The dollar has been trending weaker since 2025, and that pattern may persist as foreign investors diversify currency reserves and increase gold exposure.  International markets - particularly emerging-market equities and debt - performed strongly last year and the momentum is continuing in 2026.

Market leadership is finally broadening in 2026.  For the first time in years, stock returns are not solely dependent on mega-cap technology.  The law of large numbers appears to be catching up with the mega techs, which is a healthy sign.  And investors are starting to ask when tangible returns on investment will emerge from the ginormous amount of AI spending.

US stock market valuations are at record highs, though heavily influenced by the largest names. Multiple expansion is unlikely to be the driver of any gains this year; earnings growth will matter more.  Small- and mid-cap cyclicals may benefit from firmer domestic growth and reduced tariff noise.

As for interest rates - ask us in December and we will explain what happened; just too many cross-current factors to handicap.  One wild card: Roughly one-third of US debt matures in 2026.  That refinancing tsunami wave could pressure yields higher and weigh on the housing market with higher mortgage rates.

Our base case is a somewhat steeper curve by year-end, with the 10-year Treasury yield near five-percent and short rates stuck in the low three-percent range.

Finally, commodities. Gold and silver have delivered extraordinary returns of late, supported by geopolitics, dollar weakness, and concerns about monetary independence. Another constructive year would not surprise us.

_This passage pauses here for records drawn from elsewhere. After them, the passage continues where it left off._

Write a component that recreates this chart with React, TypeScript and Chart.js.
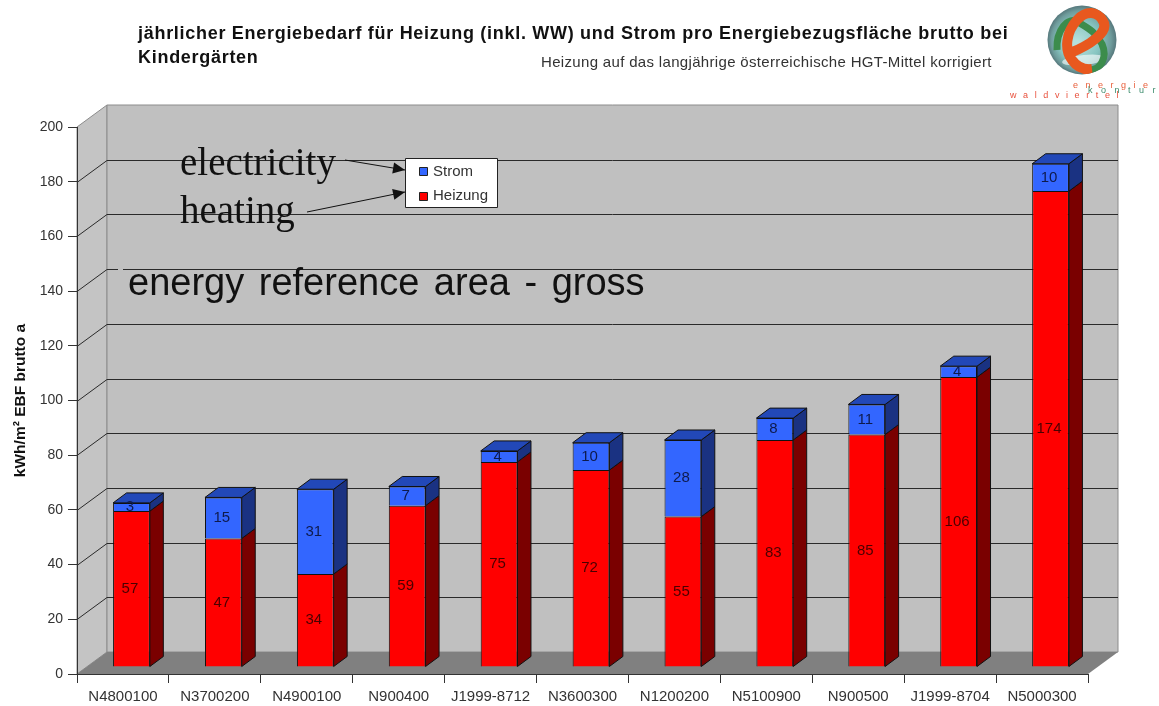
import React, { useEffect, useRef } from "react";
import { Chart, registerables } from "chart.js";

Chart.register(...registerables);

const categories = ["N4800100", "N3700200", "N4900100", "N900400", "J1999-8712", "N3600300", "N1200200", "N5100900", "N900500", "J1999-8704", "N5000300"];
const heizung = [57, 47, 34, 59, 75, 72, 55, 83, 85, 106, 174];
const strom = [3, 15, 31, 7, 4, 10, 28, 8, 11, 4, 10];
const yTitle = "kWh/m² EBF brutto a";
const titleLines = ["jährlicher Energiebedarf für Heizung (inkl. WW) und Strom pro Energiebezugsfläche brutto bei", "Kindergärten"];
const subtitle = "Heizung auf das langjährige österreichische HGT-Mittel korrigiert";

const DEPTH_X = 30, DEPTH_Y = -22;
const BAR_OX = 8.5, BAR_OY = -7;
const SIDE_X = 13.5, SIDE_Y = -10;
const SANS = '"Liberation Sans", Arial, sans-serif';
const SERIF = '"Liberation Serif", "Times New Roman", serif';

function poly(ctx: any, pts: number[][], fill: string | null, stroke: string | null, lw = 1) {
  ctx.beginPath();
  pts.forEach((p, i) => (i ? ctx.lineTo(p[0], p[1]) : ctx.moveTo(p[0], p[1])));
  ctx.closePath();
  if (fill) { ctx.fillStyle = fill; ctx.fill(); }
  if (stroke) { ctx.strokeStyle = stroke; ctx.lineWidth = lw; ctx.stroke(); }
}

function text(ctx: any, s: string, x: number, y: number, font: string, color: string, spacing = 0, wordSpacing = 0) {
  ctx.font = font;
  ctx.fillStyle = color;
  ctx.textAlign = "left";
  ctx.textBaseline = "alphabetic";
  ctx.letterSpacing = spacing + "px";
  ctx.wordSpacing = wordSpacing + "px";
  ctx.fillText(s, x, y);
  ctx.letterSpacing = "0px";
  ctx.wordSpacing = "0px";
}

function arrow(ctx: any, x0: number, y0: number, x1: number, y1: number) {
  ctx.strokeStyle = "#111";
  ctx.lineWidth = 1;
  ctx.beginPath(); ctx.moveTo(x0, y0); ctx.lineTo(x1, y1); ctx.stroke();
  const a = Math.atan2(y1 - y0, x1 - x0), l = 12, w = 5.5;
  const bx = x1 - l * Math.cos(a), by = y1 - l * Math.sin(a);
  poly(ctx, [[x1, y1], [bx - w * Math.sin(a), by + w * Math.cos(a)], [bx + w * Math.sin(a), by - w * Math.cos(a)]], "#111", null);
}

function drawLogo(ctx: any) {
  const cx = 1082, cy = 40, r = 34.5;
  ctx.save();
  const g = ctx.createRadialGradient(cx - 6, cy + 4, 4, cx, cy, r);
  g.addColorStop(0, "#b5e0dc");
  g.addColorStop(0.55, "#86c4c0");
  g.addColorStop(0.85, "#6f9c9c");
  g.addColorStop(1, "#56787c");
  ctx.beginPath(); ctx.arc(cx, cy, r, 0, Math.PI * 2); ctx.fillStyle = g; ctx.fill();
  ctx.beginPath(); ctx.arc(cx, cy, r, 0, Math.PI * 2); ctx.clip();
  ctx.fillStyle = "rgba(255,255,255,0.6)";
  ctx.beginPath(); ctx.ellipse(cx + 2, cy + 20, 22, 5, -0.1, 0, Math.PI * 2); ctx.fill();
  ctx.lineCap = "butt";
  ctx.strokeStyle = "#3c8c4c";
  ctx.lineWidth = 7;
  ctx.beginPath();
  ctx.moveTo(cx - 25, cy + 10);
  ctx.bezierCurveTo(cx - 26, cy - 10, cx - 14, cy - 24, cx - 4, cy - 18);
  ctx.bezierCurveTo(cx + 6, cy - 12, cx + 14, cy - 8, cx + 20, cy + 4);
  ctx.bezierCurveTo(cx + 26, cy + 18, cx + 18, cy + 30, cx + 8, cy + 30);
  ctx.stroke();
  ctx.strokeStyle = "#e8581e";
  ctx.lineWidth = 10;
  ctx.beginPath();
  ctx.moveTo(cx - 12, cy + 13);
  ctx.bezierCurveTo(cx + 6, cy + 6, cx + 28, cy - 8, cx + 21, cy - 19);
  ctx.bezierCurveTo(cx + 16, cy - 29, cx + 4, cy - 30, cx - 5, cy - 20);
  ctx.bezierCurveTo(cx - 16, cy - 8, cx - 18, cy + 10, cx - 10, cy + 20);
  ctx.bezierCurveTo(cx - 5, cy + 27, cx + 2, cy + 30, cx + 10, cy + 29);
  ctx.stroke();
  ctx.restore();
  text(ctx, "energie", 1073, 88, `9px ${SANS}`, "#e8603c", 7.5);
  text(ctx, "kontur", 1088, 93, `9px ${SANS}`, "#3c8c6c", 8.5);
  text(ctx, "waldviertel", 1010, 98, `9px ${SANS}`, "#e8503c", 6.6);
}

const decor = {
  id: "decor",
  beforeDraw(chart: any) {
    const { ctx, chartArea: a, scales } = chart;
    const y = scales.y;
    ctx.save();
    ctx.fillStyle = "#fff";
    ctx.fillRect(0, 0, chart.width, chart.height);
    const l = a.left, r = a.right, t = a.top, b = a.bottom;
    const bl = l + DEPTH_X, br = r + DEPTH_X, bt = t + DEPTH_Y, bb = b + DEPTH_Y;
    poly(ctx, [[l, t], [bl, bt], [bl, bb], [l, b]], "#c4c4c4", "#8c8c8c");
    poly(ctx, [[bl, bt], [br, bt], [br, bb], [bl, bb]], "#c0c0c0", "#8c8c8c");
    poly(ctx, [[l, b], [bl, bb], [br, bb], [r, b]], "#808080", null);
    ctx.strokeStyle = "#2a2a2a";
    ctx.lineWidth = 1;
    y.ticks.forEach((tk: any) => {
      if (tk.value === 0 || tk.value === 200) return;
      const py = Math.round(y.getPixelForValue(tk.value)) + 0.5;
      ctx.beginPath();
      ctx.moveTo(l, py);
      ctx.lineTo(bl, py + DEPTH_Y);
      ctx.lineTo(br, py + DEPTH_Y);
      ctx.stroke();
    });
    ctx.fillStyle = "#c0c0c0";
    ctx.fillRect(118, y.getPixelForValue(140) + DEPTH_Y - 1, 5, 3);
    ctx.restore();
  },
  beforeDatasetsDraw(chart: any) {
    const { ctx } = chart;
    ctx.save();
    ctx.translate(BAR_OX, BAR_OY);
    const sideColors = ["#7a0000", "#1a3282"];
    chart.data.datasets.forEach((_: any, di: number) => {
      chart.getDatasetMeta(di).data.forEach((el: any) => {
        const right = el.x + el.width / 2, left = el.x - el.width / 2;
        const top = el.y, bot = el.base;
        poly(ctx, [[right, top], [right + SIDE_X, top + SIDE_Y], [right + SIDE_X, bot + SIDE_Y], [right, bot]], sideColors[di], "#111");
        if (di === chart.data.datasets.length - 1) {
          poly(ctx, [[left, top], [left + SIDE_X, top + SIDE_Y], [right + SIDE_X, top + SIDE_Y], [right, top]], "#2248b8", "#111");
        }
      });
    });
  },
  afterDatasetsDraw(chart: any) {
    const { ctx } = chart;
    ctx.restore();
    ctx.save();
    const labelColors = ["#4a0000", "#0e1a4c"];
    chart.data.datasets.forEach((ds: any, di: number) => {
      chart.getDatasetMeta(di).data.forEach((el: any, i: number) => {
        const cy = (el.y + el.base) / 2 + BAR_OY;
        ctx.textBaseline = "middle";
        ctx.textAlign = "center";
        ctx.font = `15px ${SANS}`;
        ctx.fillStyle = labelColors[di];
        ctx.fillText(String(ds.data[i]), el.x + BAR_OX - 1.5, cy);
      });
    });
    // annotations
    text(ctx, "electricity", 180, 175, `39px ${SERIF}`, "#111");
    text(ctx, "heating", 180, 223, `39px ${SERIF}`, "#111");
    text(ctx, "energy reference area - gross", 128, 295, `38px ${SANS}`, "#111", 0, 4);
    arrow(ctx, 345, 160, 405, 170);
    arrow(ctx, 307, 212, 405, 192);
    // legend
    poly(ctx, [[405.5, 158.5], [497.5, 158.5], [497.5, 207.5], [405.5, 207.5]], "#fff", "#222");
    poly(ctx, [[419.5, 167.5], [427.5, 167.5], [427.5, 175.5], [419.5, 175.5]], "#3366ff", "#222");
    poly(ctx, [[419.5, 192.5], [427.5, 192.5], [427.5, 200.5], [419.5, 200.5]], "#ff0000", "#222");
    text(ctx, chart.data.datasets[1].label, 433, 176, `15px ${SANS}`, "#333");
    text(ctx, chart.data.datasets[0].label, 433, 200, `15px ${SANS}`, "#333");
    // titles
    text(ctx, titleLines[0], 138, 38.5, `bold 18px ${SANS}`, "#111", 0.71);
    text(ctx, titleLines[1], 138, 63, `bold 18px ${SANS}`, "#111", 0.71);
    text(ctx, subtitle, 541, 66.5, `15px ${SANS}`, "#333", 0.33);
    drawLogo(ctx);
    ctx.restore();
  },
};

export default function App() {
  const ref = useRef<HTMLCanvasElement>(null);
  useEffect(() => {
    const chart = new Chart(ref.current as HTMLCanvasElement, {
      type: "bar",
      data: {
        labels: categories,
        datasets: [
          { label: "Heizung", data: heizung, backgroundColor: "#ff0000", borderColor: "#111", borderWidth: 1 },
          { label: "Strom", data: strom, backgroundColor: "#3366ff", borderColor: "#111", borderWidth: 1 },
        ],
      },
      options: {
        responsive: false,
        animation: false,
        devicePixelRatio: 1,
        layout: { padding: { top: 127, right: 71, left: 0, bottom: 0 } },
        plugins: { legend: { display: false }, title: { display: false }, tooltip: { enabled: false } },
        datasets: { bar: { barPercentage: 0.4, categoryPercentage: 1 } },
        scales: {
          x: {
            stacked: true,
            afterFit: (s: any) => { s.height = 32; },
            grid: { drawOnChartArea: false, color: "#333", tickLength: 9, offset: true },
            border: { color: "#333" },
            ticks: { color: "#333", font: { family: SANS, size: 15 }, padding: 5, maxRotation: 0, autoSkip: false },
          },
          y: {
            stacked: true,
            min: 0,
            max: 200,
            afterFit: (s: any) => { s.width = 77; },
            grid: { drawOnChartArea: false, color: "#333", tickLength: 9 },
            border: { color: "#333" },
            ticks: { color: "#333", stepSize: 20, font: { family: SANS, size: 14 }, padding: 5 },
            title: { display: true, text: yTitle, color: "#111", font: { family: SANS, size: 15.5, weight: "bold" }, padding: { top: 11, bottom: 0 } },
          },
        },
      } as any,
      plugins: [decor],
    });
    return () => chart.destroy();
  }, []);
  return (
    <div style={{ position: "fixed", left: 0, top: 0, width: 1159, height: 706 }}>
      <canvas ref={ref} width={1159} height={706} style={{ display: "block" }} />
    </div>
  );
}
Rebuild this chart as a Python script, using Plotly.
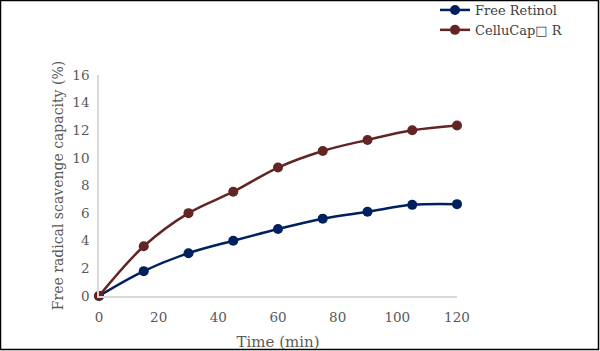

Oil remains dominated by headlines - falling on developments in Venezuela, rising on tensions involving Iran.  Natural gas is much more compelling investment as demand expands alongside AI-driven electricity consumption and LNG exports.

As always, we see opportunities amongst the foggy landscape, which means less whining and more action.

Signing off to enjoy a glass of Cadenza red and watch the Super Bowl commercials.